What is required ::
Begin with the first line and repeat exactly through the line containing "from matplotlib.ticker import"; leave every image out.

__________________________________________________

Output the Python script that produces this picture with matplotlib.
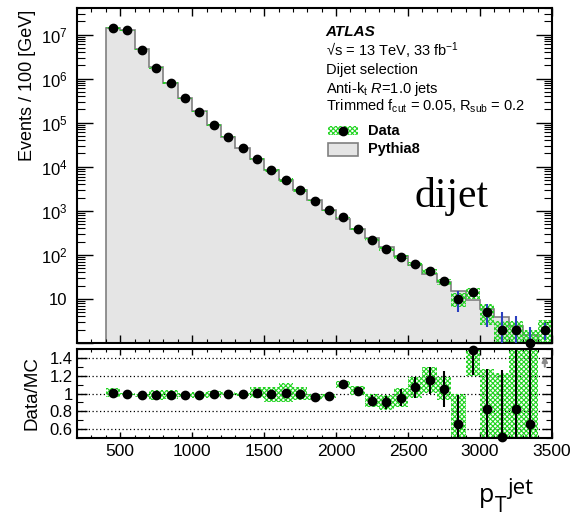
import numpy as np
import matplotlib
matplotlib.use('Agg')
import matplotlib.pyplot as plt
from matplotlib.patches import Rectangle
from matplotlib.lines import Line2D
from matplotlib.ticker import MultipleLocator, FixedLocator, LogLocator, FuncFormatter, NullFormatter

plt.rcParams['font.family'] = ['Liberation Sans', 'DejaVu Sans']
plt.rcParams['mathtext.fontset'] = 'custom'
plt.rcParams['mathtext.rm'] = 'Liberation Sans'
plt.rcParams['mathtext.it'] = 'Liberation Sans:italic'
plt.rcParams['mathtext.bf'] = 'Liberation Sans:bold'
plt.rcParams['mathtext.default'] = 'regular'
plt.rcParams['hatch.linewidth'] = 0.8

# 100 GeV bins, 400 -> 3500 GeV
bin_edges = np.arange(400, 3600, 100)

data_counts = [1.42e7, 1.25e7, 4.5e6, 1.78e6, 7.8e5, 3.55e5, 1.78e5, 8.9e4, 4.8e4, 2.65e4,
               1.5e4, 8.4e3, 5.0e3, 2.9e3, 1.69e3, 1.02e3, 705, 396, 219, 137,
               90, 63, 43, 25, 10, 14, 5, 2, 2, 1, 2]

data_mc_ratio = [1.01, 0.995, 0.98, 0.985, 0.985, 0.985, 0.985, 0.99, 1.0, 0.99,
                 1.01, 0.99, 1.01, 1.0, 0.96, 0.97, 1.105, 1.03, 0.92, 0.90,
                 0.955, 1.07, 1.15, 1.053, 0.66, 1.49, 0.83, 0.51, 0.83, 0.66, 2.5]

ratio_band = [0.05, 0.015, 0.02, 0.055, 0.05, 0.02, 0.035, 0.04, 0.02, 0.02,
              0.06, 0.085, 0.11, 0.07, 0.03, 0.02, 0.04, 0.05, 0.075, 0.08,
              0.11, 0.12, 0.145, 0.13, 0.33, 0.29, 0.45, 0.72, 0.8, 0.9, 0.8]

ratio_stat_err = [0.005, 0.005, 0.005, 0.005, 0.005, 0.005, 0.005, 0.005, 0.005, 0.005,
                  0.005, 0.008, 0.01, 0.012, 0.015, 0.02, 0.03, 0.04, 0.06, 0.075,
                  0.1, 0.12, 0.15, 0.2, 0.32, 0.28, 0.45, 0.75, 0.9, 0.9, 1.0]

main_band_rel = [0.05, 0.015, 0.02, 0.055, 0.05, 0.02, 0.035, 0.04, 0.02, 0.02,
                 0.06, 0.085, 0.11, 0.07, 0.03, 0.02, 0.04, 0.05, 0.08, 0.09,
                 0.11, 0.12, 0.14, 0.15, 0.35, 0.27, 0.5, 0.6, 0.6, 1.0, 0.65]

W, H = 570, 519
GREEN = '#22d422'
FILL = '#e5e5e5'
EDGE = '#808080'
HATCH = 'x' * 7


def fx(x):
    return x / W


def fy(y):
    return 1 - y / H


def log_label(v, pos):
    if v <= 1:
        return ''
    if abs(v - 10) < 1e-6:
        return '10'
    return '$10^{%d}$' % round(np.log10(v))


data = np.array(data_counts)
ratio = np.array(data_mc_ratio)
band = np.array(ratio_band)
stat = np.array(ratio_stat_err)
rel = np.array(main_band_rel)
centers = 0.5 * (bin_edges[:-1] + bin_edges[1:])
width = np.diff(bin_edges)
mc = data / ratio

fig = plt.figure(figsize=(W / 100, H / 100), dpi=100)
ax1 = fig.add_axes([fx(77), fy(343), fx(552) - fx(77), fy(8) - fy(343)])
ax2 = fig.add_axes([fx(77), fy(438), fx(552) - fx(77), fy(349) - fy(438)])

# main panel
ax1.set_yscale('log')
ax1.stairs(mc, bin_edges, baseline=0.1, fill=True, color=FILL, zorder=1)
ax1.stairs(mc, bin_edges, baseline=0.1, color=EDGE, lw=1.2, zorder=1.5)
lo = np.clip(data * (1 - rel), 0.1, None)
hi = data * (1 + rel)
ax1.bar(centers, hi - lo, bottom=lo, width=width, facecolor='none', edgecolor=GREEN,
        hatch=HATCH, linewidth=0, zorder=2)
err_main = stat * mc
err_lo = np.minimum(err_main, data * 0.95)
ax1.errorbar(centers, data, yerr=[err_lo, err_main], fmt='none', ecolor='#2b3fbf',
             elinewidth=1.5, zorder=3)
ax1.plot(centers, data, 'o', color='k', ms=6, zorder=4, clip_on=False)

ax1.set_xlim(200, 3500)
ax1.set_ylim(1, 4e7)
ax1.yaxis.set_major_locator(LogLocator(base=10, numticks=20))
ax1.yaxis.set_minor_locator(LogLocator(base=10, subs=np.arange(2, 10), numticks=20))
ax1.yaxis.set_major_formatter(FuncFormatter(log_label))
ax1.yaxis.set_minor_formatter(NullFormatter())

# ratio panel
ax2.bar(centers, 2 * band, bottom=ratio - band, width=width, facecolor='none', edgecolor=GREEN,
        hatch=HATCH, linewidth=0, zorder=2)
ax2.errorbar(centers, ratio, yerr=stat, fmt='none', ecolor='k', elinewidth=1.5, zorder=3)
inside = ratio <= 1.5
ax2.plot(centers[inside], ratio[inside], 'o', color='k', ms=6, zorder=4, clip_on=False)
for c in centers[~inside]:
    ax2.annotate('', xy=(c, 1.45), xytext=(c, 1.27),
                 arrowprops=dict(arrowstyle='-|>', color='#8c8c8c', lw=1.5, mutation_scale=8))

ax2.set_xlim(200, 3500)
ax2.set_ylim(0.5, 1.5)
ax2.yaxis.set_major_locator(FixedLocator([0.6, 0.8, 1.0, 1.2, 1.4]))
ax2.yaxis.set_minor_locator(MultipleLocator(0.1))
ax2.yaxis.set_major_formatter(FuncFormatter(lambda v, p: '%g' % v))
ax2.yaxis.grid(True, which='major', ls=(0, (1, 2)), color='k', lw=0.9)

for ax in (ax1, ax2):
    ax.xaxis.set_major_locator(MultipleLocator(500))
    ax.xaxis.set_minor_locator(MultipleLocator(100))
    ax.tick_params(which='both', direction='in', top=True, right=True)
    for s in ax.spines.values():
        s.set_linewidth(1.5)

ax1.tick_params(axis='y', which='major', length=11.5, width=1.0, pad=7, labelsize=12)
ax1.tick_params(axis='y', which='minor', length=5.8, width=0.8)
ax1.tick_params(axis='x', which='major', length=5.8, width=1.0, labelbottom=False)
ax1.tick_params(axis='x', which='minor', length=2.9, width=0.8)
ax2.tick_params(axis='y', which='major', length=7.2, width=1.0, pad=3, labelsize=12)
ax2.tick_params(axis='y', which='minor', length=4.3, width=0.8)
ax2.tick_params(axis='x', which='major', length=4.3, width=1.0, pad=4, labelsize=12.5)
ax2.tick_params(axis='x', which='minor', length=2.2, width=0.8)

# axis titles
fig.text(fx(28), fy(10), 'Events / 100 [GeV]', rotation=90, ha='center', va='top', fontsize=13)
fig.text(fx(32.5), fy(393.5), 'Data/MC', rotation=90, ha='center', va='center', fontsize=13.5)
fig.text(fx(479), fy(502), 'p', fontsize=18, family='Open Sans', va='baseline')
fig.text(fx(495), fy(512), 'T', fontsize=15, family='Open Sans', va='baseline')
fig.text(fx(507), fy(494), 'jet', fontsize=16, family='Open Sans', va='baseline')

# labels
fig.text(fx(325), fy(36), 'ATLAS', fontsize=11, fontweight='bold', fontstyle='italic', va='baseline')
fig.text(fx(326), fy(56), '\u221as = 13 TeV, 33 fb$^{-1}$', fontsize=10.5, va='baseline')
fig.text(fx(326), fy(74), 'Dijet selection', fontsize=10.5, va='baseline')
fig.text(fx(326), fy(93), 'Anti-k$_{t}$ $\\mathit{R}$=1.0 jets', fontsize=10.5, va='baseline')
fig.text(fx(326), fy(111), 'Trimmed f$_{cut}$ = 0.05, R$_{sub}$ = 0.2', fontsize=10.5, va='baseline')

fig.add_artist(Rectangle((fx(328), fy(135)), fx(30), 9 / H, transform=fig.transFigure,
                         facecolor='none', edgecolor=GREEN, hatch=HATCH, linewidth=0))
fig.add_artist(Line2D([fx(343)], [fy(130.5)], marker='o', color='k', ms=6, transform=fig.transFigure))
fig.text(fx(368), fy(134.7), 'Data', fontsize=10.5, fontweight='bold', va='baseline')
fig.add_artist(Rectangle((fx(328), fy(156)), fx(30), 13 / H, transform=fig.transFigure,
                         facecolor=FILL, edgecolor=EDGE, linewidth=1.2))
fig.text(fx(368), fy(153), 'Pythia8', fontsize=10.5, fontweight='bold', va='baseline')

fig.text(fx(415), fy(207), 'dijet', fontsize=30, family='Liberation Serif', va='baseline')

fig.savefig('out.png', dpi=100)
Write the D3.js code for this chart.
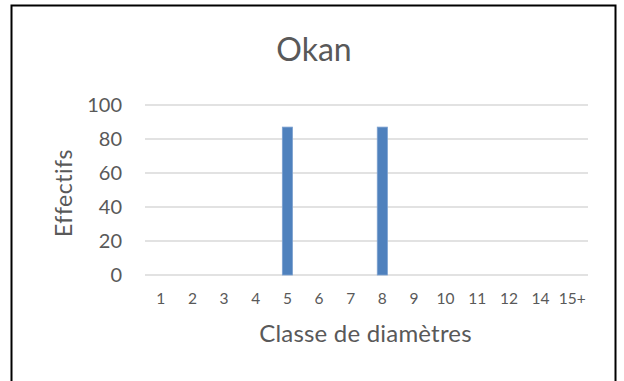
<!DOCTYPE html>
<html>
<head>
<meta charset="utf-8">
<script src="https://cdn.jsdelivr.net/npm/d3@7"></script>
<style>
  html, body { margin: 0; padding: 0; background: #fff; }
  svg { display: block; font-family: Lato, "Open Sans", sans-serif; }
</style>
</head>
<body>
<svg id="chart" width="624" height="381"></svg>
<script>
// Diameter classes and stem counts for Okan
const categories = ["1", "2", "3", "4", "5", "6", "7", "8", "9", "10", "11", "12", "14", "15+"];
const counts     = [0, 0, 0, 0, 87, 0, 0, 87, 0, 0, 0, 0, 0, 0];
const yTicks     = [0, 20, 40, 60, 80, 100];

const title  = "Okan";
const xTitle = "Classe de diamètres";
const yTitle = "Effectifs";

const svg = d3.select("#chart");
const W = 624, H = 381;
const plot = { left: 145, right: 588, top: 105, bottom: 275 };

// Chart frame
svg.append("rect")
  .attr("x", 11.5).attr("y", 5.5)
  .attr("width", 604).attr("height", H + 10)
  .attr("fill", "#fff")
  .attr("stroke", "#000").attr("stroke-width", 2);

const x = d3.scaleBand()
  .domain(categories)
  .range([plot.left, plot.right])
  .paddingInner(0.68).paddingOuter(0.34);

const y = d3.scaleLinear().domain([0, 100]).range([plot.bottom, plot.top]);

// Horizontal gridlines
svg.append("g").selectAll("line")
  .data(yTicks).join("line")
  .attr("x1", plot.left).attr("x2", plot.right)
  .attr("y1", d => y(d)).attr("y2", d => y(d))
  .attr("stroke", "#d9d9d9").attr("stroke-width", 1.5);

// Y axis labels
const yAxis = d3.axisLeft(y).tickValues(yTicks).tickSize(0).tickPadding(0);
svg.append("g")
  .attr("transform", `translate(${plot.left - 23},0)`)
  .call(yAxis)
  .call(g => g.select(".domain").remove())
  .call(g => g.selectAll("text")
    .attr("fill", "#595959")
    .attr("font-size", 20)
    .attr("font-family", "Lato, 'Open Sans', sans-serif"));

// X axis labels
const xAxis = d3.axisBottom(x).tickSize(0).tickPadding(0);
svg.append("g")
  .attr("transform", `translate(0,${plot.bottom + 18})`)
  .call(xAxis)
  .call(g => g.select(".domain").remove())
  .call(g => g.selectAll("text")
    .attr("fill", "#595959")
    .attr("font-size", 15.5)
    .attr("font-family", "Lato, 'Open Sans', sans-serif"));

// Bars
svg.append("g").selectAll("rect")
  .data(categories.map((c, i) => ({ c, v: counts[i] })).filter(d => d.v > 0))
  .join("rect")
  .attr("x", d => x(d.c))
  .attr("width", x.bandwidth())
  .attr("y", d => y(d.v))
  .attr("height", d => y(0) - y(d.v))
  .attr("fill", "#4f81bd")
  .attr("stroke", "#7ba0cf").attr("stroke-width", 0.8);

// Titles
svg.append("text")
  .attr("x", 314).attr("y", 61)
  .attr("text-anchor", "middle")
  .attr("font-size", 32).attr("fill", "#595959")
  .text(title);

svg.append("text")
  .attr("x", 365.5).attr("y", 342)
  .attr("text-anchor", "middle")
  .attr("font-size", 24).attr("letter-spacing", 0.2).attr("fill", "#595959")
  .text(xTitle);

svg.append("text")
  .attr("transform", `translate(72,193) rotate(-90)`)
  .attr("text-anchor", "middle")
  .attr("font-size", 23).attr("letter-spacing", 0.5).attr("fill", "#595959")
  .text(yTitle);
</script>
</body>
</html>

__________________________________________________

Output of the task ::
Output the Python script that produces this picture with matplotlib.
import numpy as np
import matplotlib
matplotlib.use('Agg')
import matplotlib.pyplot as plt
from matplotlib.patches import Rectangle
from matplotlib.lines import Line2D
from matplotlib.ticker import MultipleLocator, FixedLocator, LogLocator, FuncFormatter, NullFormatter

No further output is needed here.